Climate and Environmental Shifts

  • Cool, maritime conditions dominated the coast; inland, long winters and brief, productive summers shaped subsistence.

  • The approach to the Medieval Warm Period (after c. 950) modestly lengthened ice-free seasons and supported robust salmon runs on major rivers (e.g., Fraser, Skeena, Columbia, Copper, Yukon).

  • Sea-ice extent in the western Arctic fluctuated interannually, affecting seal and whale migrations.

Societies and Political Developments

  • North Pacific Coast chiefdoms: Tlingit, Haida, Tsimshian, Kwakwakaʼwakw, and Coast Salish organized into ranked societies (nobles, commoners, slaves) anchored by house-lineages and winter ceremonial orders.

  • Unangan (Aleut), Sugpiaq/Alutiiq, and Yup’ik–Inupiat communities specialized in sea-mammal hunting across the Aleutians, Kodiak–Prince William Sound, and Arctic coasts.

  • Athabaskan (Dene) peoples (e.g., Gwich’in, Tahltan, Carrier, Kaska) maintained flexible band polities in the subarctic interior, coordinating seasonal caribou hunts and riverine fisheries.

  • Leadership was situational inland (successful hunters, travel-masters) and hereditary–ritual on the coast (house heads who hosted potlatch distributions).

Economy and Trade

  • Salmon surplus (smoked/dried) formed the coastal economic base, supporting dense villages and long ceremonial cycles.

  • Interregional exchange moved obsidian, native copper, dentalium shells, furs, and carved wood among the coast, Columbia–Fraser plateaus, and the subarctic—linking Coast Salish, Plateau peoples, and Dene networks.

  • Arctic and Gulf of Alaska routes circulated sea-mammal oil, seal/sea otter pelts, and ivory; inland trails moved chert, birchbark, and tanned hides between taiga and coast.

Subsistence and Technology

  • Cedar plank-house villages, monumental posts, and carved crest panels characterized the coast; interior groups used pit houses, bark lodges, and seasonal camps.

  • Dugout canoes (cedar) enabled open-water travel and trade; in the north, skin boats—qayaq (kayak) and umiak—excelled in sea-mammal hunting.

  • Salmon harvests employed weirs, reef-nets, and wicker traps; smokehouses and grease rendering (eulachon/oolichan) secured winter stores.

  • Composite harpoons with toggling heads, sinew-backed bows, snowshoes, toboggans, and microblade-derived tool traditions persisted inland.

Movement and Interaction Corridors

  • The Inside Passage threaded canoe travel from Southeast Alaska to the Salish Sea; coastal headlands served as trade and marriage-alliance nodes.
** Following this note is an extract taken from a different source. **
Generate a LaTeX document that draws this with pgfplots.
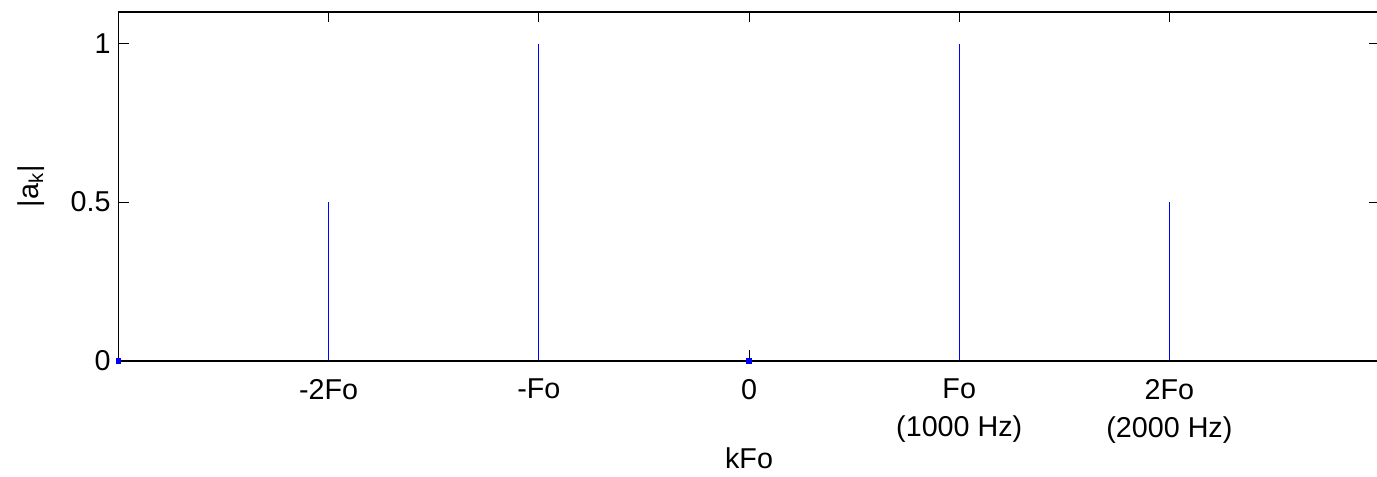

  • River highways—the Fraser, Skeena–Bulkley, Columbia, Stikine, Copper, and Yukon—connected salmon fisheries to interior Dene trails and caribou grounds.

  • Arctic littoral routes linked Kotzebue Sound, Bering Strait, and Norton Sound communities; portage chains bridged drainages between taiga and coast.

Belief and Symbolism

  • Coastal cosmologies tied house-crests, clan histories, and animal beings (Raven, Eagle, Wolf, Killer Whale) into ceremonial performances and winter dances; prestige was distributed in potlatch feasts.

  • Shamanic healing and spirit-guardian relationships guided hunting luck from the Kodiak–Aleutian chain to the Mackenzie Delta.

  • Mortuary poles, memorial feasts, and carved regalia materialized lineage rights; interior Dene story cycles mapped rivers, passes, and animal migrations onto sacred geography.

Adaptation and Resilience

  • Multi-resource scheduling—spring eulachon, summer salmon, fall deer/moose/caribou, year-round shellfish—spread risk across ecosystems.

  • Food preservation (smoking, drying, grease) and communal labor in reef-net or weir fisheries produced stable surpluses for ritual economies.

  • Kin-based trade alliances buffered local shortages and secured access to distant copper, obsidian, and dentalium sources.

  • Mobility—canoe fleets on the coast, snow travel inland—allowed communities to pivot with climate and animal cycles.

Long-Term Significance

By 963 CE, Northwestern North America sustained complex, surplus-based chiefdoms on the coast and highly adaptive Dene–Inuit economies inland and Arctic. A web of canoe routes and river corridors integrated salmon, sea-mammal, and caribou landscapes into a single macro-region—an enduring foundation for the monumental art, ceremonial exchange, and wide-ranging trade that would define the centuries to follow.